In a recent interview with the Santa Fe Writers Project, Laskowski talked about Bystanders, her second book after the award-winning Modern Manners for Your Inner Demons published 2012. It is “really, at its core, a book about how violence can have a ripple effect. So plenty of bad things happen in my stories—murder, theft, hauntings, car accidents—but not always directly to my main characters. Still, these violent things have a way of unraveling something in my characters that wasn’t wound too tight to begin with.”
We see this right away in “The Witness,” the book’s first story, in which Marie witnesses a man in a car who hits and kills a boy on a bicycle. Her sympathies lie with the driver:
She knew why she wanted to see him, why she kept thinking of him. It was because she was going to do the same thing he’d done. She, too, was going to kill, destroy, rip someone apart, and it was nearly impossible to avoid it.More tense moments jump out in “There’s Someone Behind You.” Here, Laskowski portrays William, a dentist, and his young, blond mistress Ruthie. This story is a caution for women not to take up with a guy who likes to scare you.
Occasionally, I could see what was coming next. Consider Mindy in “Other People’s Houses.” The story opens with Derek and his wife Hannah back together after a separation. They are house hunting with real estate agent Mathilda. Derek may or may not be the father of the child Hannah’s expecting, and Mindy is Derek’s coworker. Derek likes to go alone to horror movies. “He looks up in surprise and sees Mindy—of course—standing in the aisle [ . . . ]” Hmmm.
Earlier, we learned more about Derek. When touring a townhouse, he recognizes it’s a good deal, close to work, and yet:
When did he turn into this person that is so spiteful for the sake of being spiteful? It scares him. He watches Mathilda and Hannah wander around the place, oohing and ahhing, and it makes him want to puke. [ . . . ] He feels trapped, like a wild animal caged in a prison of drywall.Two characters in “Entrapment” seem all too familiar: a duplicitous judge and a child troubled about her parents divorcing. This is the longest and most developed story, and small instances of predictability don’t distract from Laskowski’s distinct storytelling style. In “Entrapment” we have the critic Paul who, under a different byline, is the reporter Harrison, the photographer Lila who Paul/Harrison had an affair with, Mary Beth the almost-ex, The Professor the iguana—yes, really—and Theresa the teenager who dotes on the iguana. Where does the judge come in? Harrison broke the story about the judge’s double life.

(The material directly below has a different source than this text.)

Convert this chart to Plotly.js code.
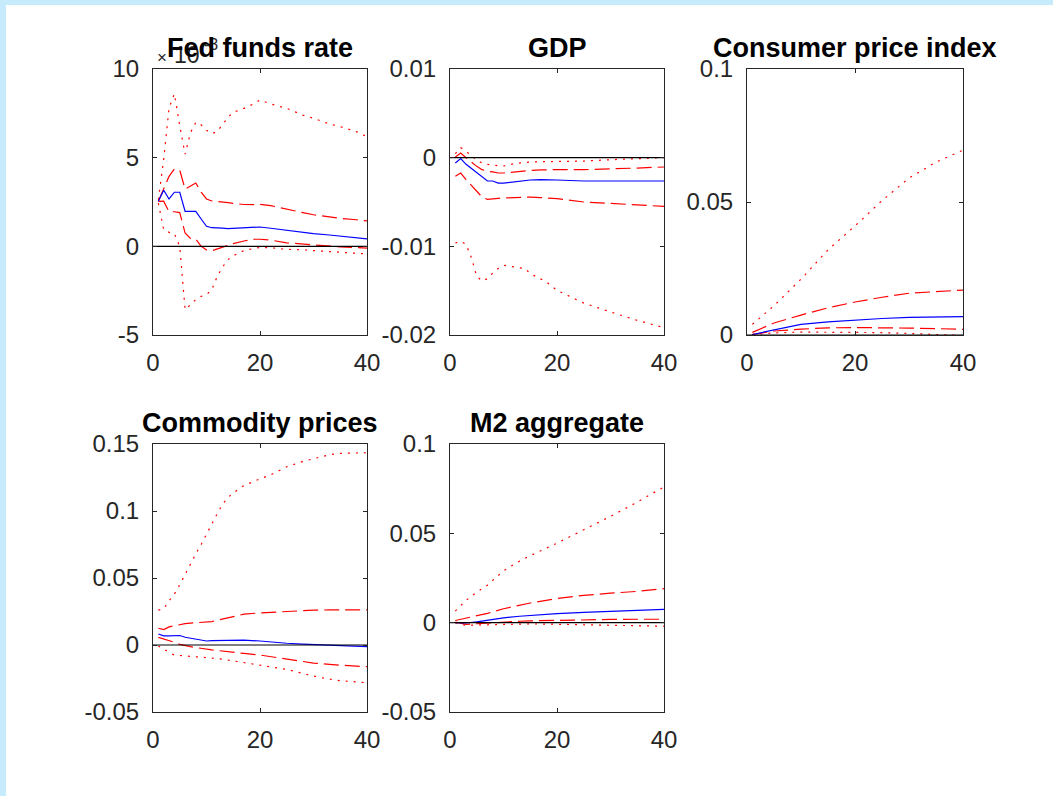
<!DOCTYPE html>
<html>
<head>
<meta charset="utf-8">
<script src="https://cdn.plot.ly/plotly-3.0.1.min.js"></script>
<style>
  html, body { margin: 0; padding: 0; background: #ffffff; }
  #chart { width: 1053px; height: 796px; }
</style>
</head>
<body>
<div id="chart"></div>
<script>
// ---- Impulse responses: median (blue), 68% band (dashed), 90% band (dotted) ----

// Fed funds rate (values in units of 1e-3)
const fedH = [1,2,3,4,5,6,7,8,9,10,11,12,13,14,15,17,19,20,22,25,28,30,33,35,38,40];
const fedMedian = [2.54,3.16,2.67,3.05,3.05,1.97,1.97,1.97,1.54,1.13,1.05,1.05,1.03,1.0,1.02,1.07,1.1,1.09,1.02,0.9,0.78,0.72,0.64,0.58,0.5,0.42];
const fedUp68 = [2.54,3.3,3.95,4.36,4.29,3.23,3.38,3.57,3.06,2.67,2.56,2.54,2.5,2.46,2.42,2.36,2.35,2.37,2.3,2.08,1.9,1.78,1.65,1.58,1.5,1.43];
const fedLo68 = [2.54,2.55,1.95,1.95,1.9,0.75,0.45,0.4,0.0,-0.2,-0.25,-0.15,-0.05,0.05,0.15,0.3,0.4,0.4,0.35,0.2,0.12,0.08,0.0,-0.03,-0.07,-0.1];
const fedUp90 = [2.63,4.9,7.8,8.6,6.8,5.2,6.4,7.0,6.85,6.54,6.35,6.48,6.86,7.27,7.56,7.78,8.06,8.25,8.03,7.78,7.4,7.22,6.9,6.75,6.47,6.18];
const fedLo90 = [2.44,0.94,0.79,0.71,0.0,-3.57,-3.3,-3.0,-2.82,-2.73,-2.44,-1.7,-1.17,-0.75,-0.53,-0.24,-0.11,-0.06,-0.08,-0.17,-0.2,-0.24,-0.3,-0.34,-0.4,-0.43];

// GDP
const gdpH = [1,2,3,4,5,6,7,8,9,10,12,14,15,17,18,20,25,30,35,40];
const gdpMedian = [-0.0006,-0.00011,-0.00075,-0.00124,-0.00173,-0.00218,-0.00263,-0.00263,-0.00286,-0.00286,-0.0027,-0.00258,-0.00252,-0.00248,-0.00248,-0.00252,-0.00263,-0.00263,-0.00263,-0.00263];
const gdpUp68 = [0.00008,0.00053,0.0,-0.0005,-0.00098,-0.00135,-0.00154,-0.0016,-0.00173,-0.00173,-0.0016,-0.0015,-0.00143,-0.00138,-0.00136,-0.00135,-0.00135,-0.00128,-0.00117,-0.00105];
const gdpLo68 = [-0.0021,-0.00173,-0.00248,-0.00312,-0.00387,-0.00444,-0.0047,-0.00462,-0.00458,-0.00455,-0.00451,-0.00447,-0.00444,-0.0045,-0.00455,-0.00462,-0.005,-0.00519,-0.00538,-0.00549];
const gdpUp90 = [0.00045,0.00113,0.00071,0.00026,-0.0003,-0.0006,-0.00075,-0.00086,-0.0009,-0.00094,-0.00068,-0.00055,-0.00049,-0.00046,-0.00045,-0.00045,-0.00038,-0.00023,-0.00008,0.0];
const gdpLo90 = [-0.00962,-0.00944,-0.00977,-0.01128,-0.01338,-0.01391,-0.01365,-0.013,-0.0125,-0.01214,-0.01233,-0.0125,-0.01308,-0.0137,-0.014,-0.01496,-0.0164,-0.0174,-0.01835,-0.01917];

// Consumer price index
const cpiH = [1,5,10,15,20,25,30,35,40];
const cpiMedian = [0.0002,0.002,0.004,0.0049,0.0056,0.0062,0.0066,0.0068,0.0069];
const cpiUp68 = [0.001,0.0045,0.0075,0.0102,0.0124,0.0142,0.0157,0.0164,0.0169];
const cpiLo68 = [0.0002,0.0015,0.0022,0.0027,0.0028,0.0028,0.0026,0.0024,0.0021];
const cpiUp90 = [0.004,0.011,0.021,0.032,0.041,0.0505,0.059,0.065,0.0695];
const cpiLo90 = [0.0002,0.0008,0.0011,0.0011,0.001,0.0009,0.0006,0.0002,-0.0002];

// Commodity prices
const comH = [1,2,3,4,5,6,7,8,9,10,11,12,13,14,15,17,20,22,25,28,30,33,35,38,40];
const comMedian = [0.0082,0.0068,0.0068,0.007,0.0071,0.0058,0.0052,0.0045,0.0038,0.003,0.0033,0.0034,0.0033,0.0035,0.0037,0.0036,0.003,0.0022,0.0013,0.0007,0.0004,0.0001,0.0,-0.0006,-0.0012];
const comUp68 = [0.0125,0.0115,0.0135,0.0145,0.0155,0.016,0.0163,0.0165,0.0167,0.017,0.0175,0.0185,0.0195,0.0205,0.0215,0.023,0.024,0.0245,0.0252,0.0257,0.026,0.0262,0.0262,0.0262,0.0262];
const comLo68 = [0.0057,0.0045,0.0035,0.002,0.0005,-0.0005,-0.0012,-0.0019,-0.0026,-0.0032,-0.0037,-0.0041,-0.0046,-0.005,-0.0055,-0.0063,-0.0075,-0.0088,-0.0107,-0.0124,-0.0135,-0.0145,-0.0152,-0.0158,-0.0162];
const comUp90 = [0.026,0.027,0.033,0.038,0.045,0.053,0.061,0.068,0.075,0.083,0.091,0.098,0.105,0.11,0.1135,0.119,0.124,0.127,0.133,0.137,0.139,0.142,0.143,0.1435,0.1435];
const comLo90 = [-0.0007,-0.0032,-0.0055,-0.0075,-0.008,-0.0083,-0.0085,-0.0088,-0.009,-0.0092,-0.0096,-0.0101,-0.0106,-0.0112,-0.0117,-0.0128,-0.015,-0.0163,-0.0182,-0.0212,-0.0232,-0.0255,-0.0267,-0.0275,-0.0282];

// M2 aggregate
const m2H = [1,3,5,7,10,13,15,20,25,30,35,40];
const m2Median = [0.0,-0.0002,0.0004,0.0013,0.0027,0.0036,0.0041,0.0051,0.0058,0.0064,0.0069,0.0074];
const m2Up68 = [0.0012,0.0025,0.0038,0.0052,0.0078,0.0097,0.011,0.0135,0.0153,0.0165,0.0175,0.019];
const m2Lo68 = [0.0003,-0.001,-0.0006,-0.0002,0.0005,0.0008,0.001,0.0014,0.0017,0.0018,0.0019,0.0019];
const m2Up90 = [0.0065,0.0125,0.017,0.021,0.029,0.0345,0.0375,0.0445,0.052,0.0595,0.0675,0.076];
const m2Lo90 = [-0.0002,-0.0015,-0.0013,-0.0011,-0.0009,-0.0008,-0.0007,-0.0009,-0.0011,-0.0013,-0.0016,-0.002];

// zero reference line
const zeroH = [0, 40];
const zeroV = [0, 0];

// panel titles and tick labels
const titles = ['Fed funds rate', 'GDP', 'Consumer price index', 'Commodity prices', 'M2 aggregate'];
const xTickVals = [0, 20, 40];
const xTickText = ['0', '20', '40'];
const fedTickVals = [-5, 0, 5, 10];
const fedTickText = ['-5', '0', '5', '10'];
const fedExponent = ['×', '10', '-3'];
const gdpTickVals = [-0.02, -0.01, 0, 0.01];
const gdpTickText = ['-0.02', '-0.01', '0', '0.01'];
const cpiTickVals = [0, 0.05, 0.1];
const cpiTickText = ['0', '0.05', '0.1'];
const comTickVals = [-0.05, 0, 0.05, 0.1, 0.15];
const comTickText = ['-0.05', '0', '0.05', '0.1', '0.15'];
const m2TickVals = [-0.05, 0, 0.05, 0.1];
const m2TickText = ['-0.05', '0', '0.05', '0.1'];

// ---- drawing ----
const W = 1053, H = 796;
const px = v => v / W;
const py = v => 1 - v / H;

const panels = [
  { h: fedH, med: fedMedian, u68: fedUp68, l68: fedLo68, u90: fedUp90, l90: fedLo90,
    range: [-5, 10], tv: fedTickVals, tt: fedTickText, x: [153, 367], y: [69, 335] },
  { h: gdpH, med: gdpMedian, u68: gdpUp68, l68: gdpLo68, u90: gdpUp90, l90: gdpLo90,
    range: [-0.02, 0.01], tv: gdpTickVals, tt: gdpTickText, x: [450, 664], y: [69, 335] },
  { h: cpiH, med: cpiMedian, u68: cpiUp68, l68: cpiLo68, u90: cpiUp90, l90: cpiLo90,
    range: [0, 0.1], tv: cpiTickVals, tt: cpiTickText, x: [747, 963], y: [69, 335] },
  { h: comH, med: comMedian, u68: comUp68, l68: comLo68, u90: comUp90, l90: comLo90,
    range: [-0.05, 0.15], tv: comTickVals, tt: comTickText, x: [153, 367], y: [444, 712] },
  { h: m2H, med: m2Median, u68: m2Up68, l68: m2Lo68, u90: m2Up90, l90: m2Lo90,
    range: [-0.05, 0.1], tv: m2TickVals, tt: m2TickText, x: [450, 664], y: [444, 712] }
];

const RED = '#ff0000', BLUE = '#0000ff';
const DASH = '15px,6px';
const DOT = '2px,6px';
const FAMILY = 'Liberation Sans, Arial, Helvetica, sans-serif';
const tickFont = { family: FAMILY, size: 24, color: '#262626' };

const data = [];
const layout = {
  width: W, height: H,
  margin: { l: 0, r: 0, t: 0, b: 0 },
  paper_bgcolor: '#ffffff',
  plot_bgcolor: '#ffffff',
  showlegend: false,
  font: tickFont,
  annotations: [],
  shapes: [
    { type: 'rect', xref: 'paper', yref: 'paper', x0: 0, x1: px(6), y0: 0, y1: 1,
      fillcolor: 'rgb(198,236,252)', line: { width: 0 }, layer: 'below' },
    { type: 'rect', xref: 'paper', yref: 'paper', x0: 0, x1: 1, y0: py(5), y1: 1,
      fillcolor: 'rgb(198,236,252)', line: { width: 0 }, layer: 'below' }
  ]
};

const axisCommon = {
  showline: true, linecolor: '#262626', linewidth: 1, mirror: 'ticks',
  ticks: 'inside', ticklen: 4, tickwidth: 1, tickcolor: '#262626',
  showgrid: false, zeroline: false, fixedrange: true,
  tickfont: tickFont, tickmode: 'array'
};

// exponent label of the first panel's y axis, in three pieces (drawn before titles so the title sits on top)
const expParts = [
  { text: fedExponent[0], x: 156, y: 57, size: 17 },
  { text: fedExponent[1], x: 173, y: 55, size: 23 },
  { text: fedExponent[2], x: 203, y: 45, size: 16 }
];
expParts.forEach(e => layout.annotations.push({
  text: e.text, xref: 'paper', yref: 'paper', x: px(e.x), y: py(e.y),
  xanchor: 'left', yanchor: 'middle', borderpad: 0, showarrow: false,
  font: { family: FAMILY, size: e.size, color: '#262626' }
}));

panels.forEach((p, i) => {
  const n = i + 1;
  const xa = 'x' + (n === 1 ? '' : n);
  const ya = 'y' + (n === 1 ? '' : n);
  const line = (h, v, color, dash) => ({
    type: 'scatter', mode: 'lines', x: h, y: v, xaxis: xa, yaxis: ya,
    line: { color: color, width: 1.2, dash: dash }, hoverinfo: 'skip'
  });
  data.push(line(p.h, p.u90, RED, DOT));
  data.push(line(p.h, p.l90, RED, DOT));
  data.push(line(p.h, p.u68, RED, DASH));
  data.push(line(p.h, p.l68, RED, DASH));
  data.push(line(p.h, p.med, BLUE, 'solid'));
  data.push(line(zeroH, zeroV, '#000000', 'solid'));

  layout['xaxis' + (n === 1 ? '' : n)] = Object.assign({}, axisCommon, {
    domain: [px(p.x[0]), px(p.x[1])], anchor: ya, range: [0, 40],
    tickvals: xTickVals, ticktext: xTickText, ticklabelstandoff: 6
  });
  layout['yaxis' + (n === 1 ? '' : n)] = Object.assign({}, axisCommon, {
    domain: [py(p.y[1]), py(p.y[0])], anchor: xa, range: p.range,
    tickvals: p.tv, ticktext: p.tt, ticklabelstandoff: 8
  });

  layout.annotations.push({
    text: '<b>' + titles[i] + '</b>', xref: 'paper', yref: 'paper',
    x: px((p.x[0] + p.x[1]) / 2), y: py(p.y[0]), xanchor: 'center', yanchor: 'bottom', yshift: 4,
    showarrow: false, font: { family: FAMILY, size: 27, color: '#000000' }
  });
});

Plotly.newPlot('chart', data, layout, { staticPlot: true, displayModeBar: false });
</script>
</body>
</html>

One other story to mention, “Support,” poses a situation in which a woman starts getting letters in one form or another from her husband who died eight years ago. Laskowski lets the messages unfold gradually. I really love the way she ends this one.
For your late spring or early summer reading, pick up a copy of Bystanders. Laskowski’s stories start out with circumstances that could befall anyone, you or me, but watch out for what happens next.